- **Exercise brief**: Begin at the first line of the data and copy each line through the one containing "return 1 - y / H", that line included, with no pictures.

- **Source data**:
☆ ☆ ☆
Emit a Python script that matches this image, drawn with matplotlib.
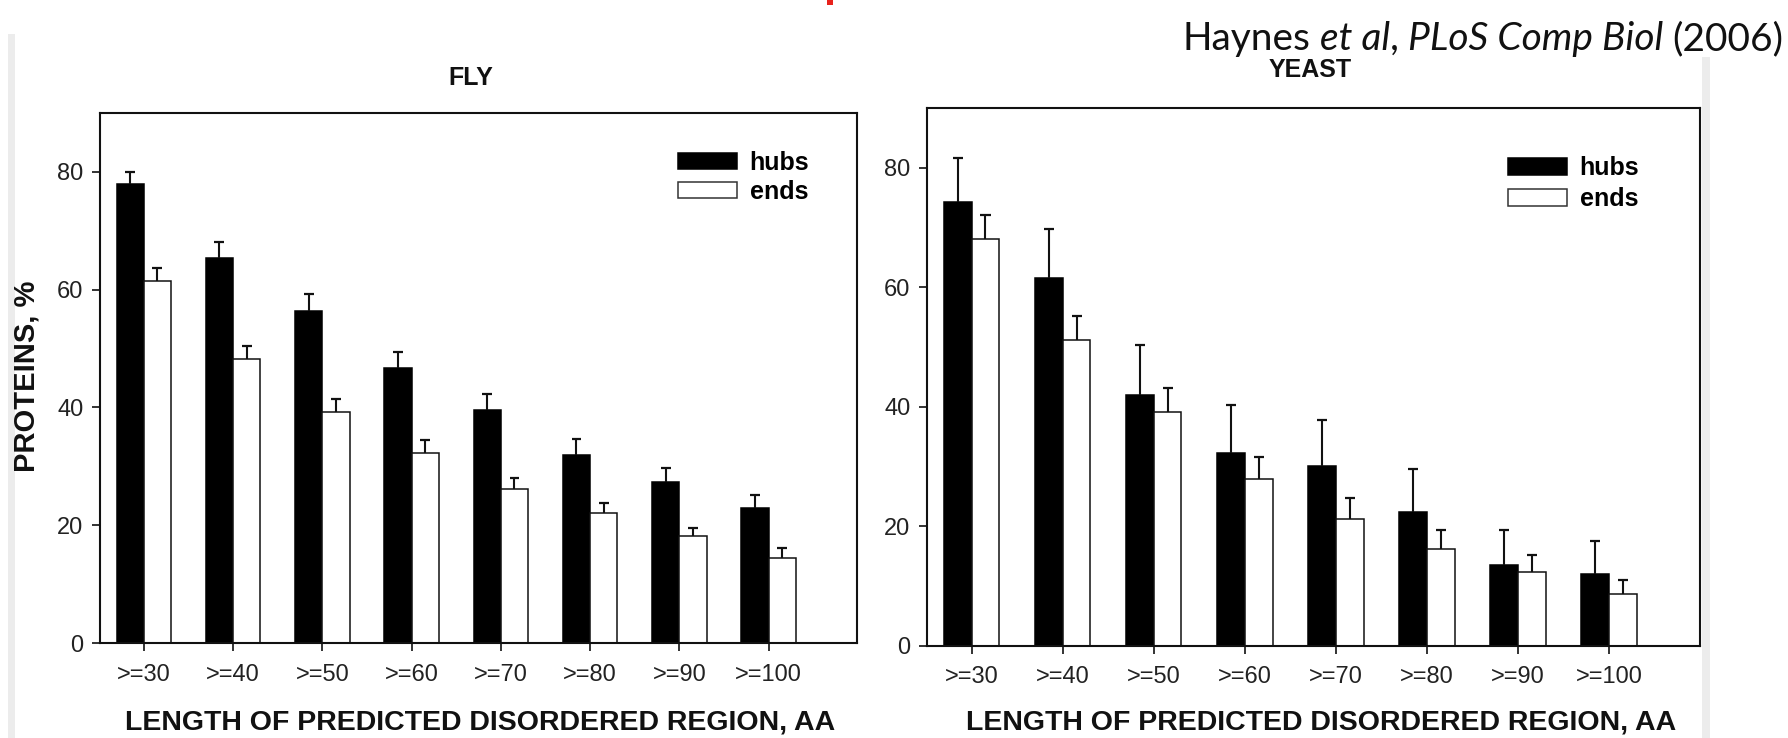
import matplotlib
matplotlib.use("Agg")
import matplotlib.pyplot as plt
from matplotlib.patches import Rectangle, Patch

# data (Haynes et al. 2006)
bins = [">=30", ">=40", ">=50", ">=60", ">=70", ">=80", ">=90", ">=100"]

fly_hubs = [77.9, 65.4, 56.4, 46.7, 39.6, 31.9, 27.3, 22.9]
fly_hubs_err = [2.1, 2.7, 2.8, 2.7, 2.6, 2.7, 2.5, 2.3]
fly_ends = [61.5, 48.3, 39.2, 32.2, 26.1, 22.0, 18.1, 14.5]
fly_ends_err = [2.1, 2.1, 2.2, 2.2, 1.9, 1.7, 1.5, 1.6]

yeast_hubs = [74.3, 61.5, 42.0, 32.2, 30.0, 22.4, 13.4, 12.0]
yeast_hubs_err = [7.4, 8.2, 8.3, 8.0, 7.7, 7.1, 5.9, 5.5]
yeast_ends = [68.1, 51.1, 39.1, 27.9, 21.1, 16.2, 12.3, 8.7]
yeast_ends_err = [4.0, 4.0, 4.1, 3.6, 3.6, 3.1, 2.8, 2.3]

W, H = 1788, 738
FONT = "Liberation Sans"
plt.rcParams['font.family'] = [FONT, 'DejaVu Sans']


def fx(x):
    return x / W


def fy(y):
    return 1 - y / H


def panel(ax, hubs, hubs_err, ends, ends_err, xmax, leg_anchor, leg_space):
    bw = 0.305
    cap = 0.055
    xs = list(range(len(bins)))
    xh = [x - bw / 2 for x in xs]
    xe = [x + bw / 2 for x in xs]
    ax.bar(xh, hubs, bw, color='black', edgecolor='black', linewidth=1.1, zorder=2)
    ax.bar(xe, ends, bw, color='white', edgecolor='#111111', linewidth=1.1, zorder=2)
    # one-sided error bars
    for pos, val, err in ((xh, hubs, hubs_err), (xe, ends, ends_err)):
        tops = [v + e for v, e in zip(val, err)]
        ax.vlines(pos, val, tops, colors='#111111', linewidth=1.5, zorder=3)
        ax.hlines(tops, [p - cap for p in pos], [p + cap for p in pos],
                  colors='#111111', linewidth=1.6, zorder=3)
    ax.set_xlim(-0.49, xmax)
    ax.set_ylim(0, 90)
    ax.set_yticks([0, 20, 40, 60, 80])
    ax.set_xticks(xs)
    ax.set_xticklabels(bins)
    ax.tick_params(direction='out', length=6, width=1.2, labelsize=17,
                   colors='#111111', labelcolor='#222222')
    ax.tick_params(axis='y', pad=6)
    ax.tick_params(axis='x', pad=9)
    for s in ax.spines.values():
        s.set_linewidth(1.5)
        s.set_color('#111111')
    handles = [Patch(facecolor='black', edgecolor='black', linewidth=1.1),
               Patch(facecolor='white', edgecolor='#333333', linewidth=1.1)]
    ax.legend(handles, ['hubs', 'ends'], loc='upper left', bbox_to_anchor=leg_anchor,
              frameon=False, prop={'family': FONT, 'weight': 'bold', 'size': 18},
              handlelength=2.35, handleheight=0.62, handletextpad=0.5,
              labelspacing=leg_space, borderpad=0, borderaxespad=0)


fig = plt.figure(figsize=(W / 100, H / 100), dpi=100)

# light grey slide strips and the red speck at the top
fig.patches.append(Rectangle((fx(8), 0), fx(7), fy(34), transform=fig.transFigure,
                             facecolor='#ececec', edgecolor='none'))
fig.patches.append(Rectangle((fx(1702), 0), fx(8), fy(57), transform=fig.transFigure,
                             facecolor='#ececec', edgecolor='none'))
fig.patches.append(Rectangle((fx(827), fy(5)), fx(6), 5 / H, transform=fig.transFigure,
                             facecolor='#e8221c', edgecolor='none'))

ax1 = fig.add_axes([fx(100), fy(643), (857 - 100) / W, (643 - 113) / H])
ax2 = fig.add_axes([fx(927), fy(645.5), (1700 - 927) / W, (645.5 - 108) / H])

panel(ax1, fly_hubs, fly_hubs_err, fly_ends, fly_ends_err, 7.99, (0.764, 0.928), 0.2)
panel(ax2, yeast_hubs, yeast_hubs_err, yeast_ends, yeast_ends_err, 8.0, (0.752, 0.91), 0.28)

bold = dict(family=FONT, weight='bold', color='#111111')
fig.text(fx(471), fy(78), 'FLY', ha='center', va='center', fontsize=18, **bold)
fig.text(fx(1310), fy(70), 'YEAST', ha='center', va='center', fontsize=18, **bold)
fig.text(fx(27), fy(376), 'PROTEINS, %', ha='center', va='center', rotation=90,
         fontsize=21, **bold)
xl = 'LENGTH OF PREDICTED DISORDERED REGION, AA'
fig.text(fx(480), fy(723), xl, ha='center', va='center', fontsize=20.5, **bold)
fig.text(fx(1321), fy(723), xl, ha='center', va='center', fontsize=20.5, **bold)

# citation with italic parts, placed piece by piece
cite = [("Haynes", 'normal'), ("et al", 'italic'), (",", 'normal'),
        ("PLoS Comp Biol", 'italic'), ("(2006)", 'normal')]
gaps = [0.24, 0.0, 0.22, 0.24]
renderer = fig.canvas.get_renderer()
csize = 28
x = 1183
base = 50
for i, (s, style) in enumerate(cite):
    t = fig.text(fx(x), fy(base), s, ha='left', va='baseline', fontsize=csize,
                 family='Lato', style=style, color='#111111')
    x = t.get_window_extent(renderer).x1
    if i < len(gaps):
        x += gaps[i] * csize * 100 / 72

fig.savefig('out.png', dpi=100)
☆ ☆ ☆
- **Reply**:
Emit a Python script that matches this image, drawn with matplotlib.
import matplotlib
matplotlib.use("Agg")
import matplotlib.pyplot as plt
from matplotlib.patches import Rectangle, Patch

# data (Haynes et al. 2006)
bins = [">=30", ">=40", ">=50", ">=60", ">=70", ">=80", ">=90", ">=100"]

fly_hubs = [77.9, 65.4, 56.4, 46.7, 39.6, 31.9, 27.3, 22.9]
fly_hubs_err = [2.1, 2.7, 2.8, 2.7, 2.6, 2.7, 2.5, 2.3]
fly_ends = [61.5, 48.3, 39.2, 32.2, 26.1, 22.0, 18.1, 14.5]
fly_ends_err = [2.1, 2.1, 2.2, 2.2, 1.9, 1.7, 1.5, 1.6]

yeast_hubs = [74.3, 61.5, 42.0, 32.2, 30.0, 22.4, 13.4, 12.0]
yeast_hubs_err = [7.4, 8.2, 8.3, 8.0, 7.7, 7.1, 5.9, 5.5]
yeast_ends = [68.1, 51.1, 39.1, 27.9, 21.1, 16.2, 12.3, 8.7]
yeast_ends_err = [4.0, 4.0, 4.1, 3.6, 3.6, 3.1, 2.8, 2.3]

W, H = 1788, 738
FONT = "Liberation Sans"
plt.rcParams['font.family'] = [FONT, 'DejaVu Sans']


def fx(x):
    return x / W


def fy(y):
    return 1 - y / H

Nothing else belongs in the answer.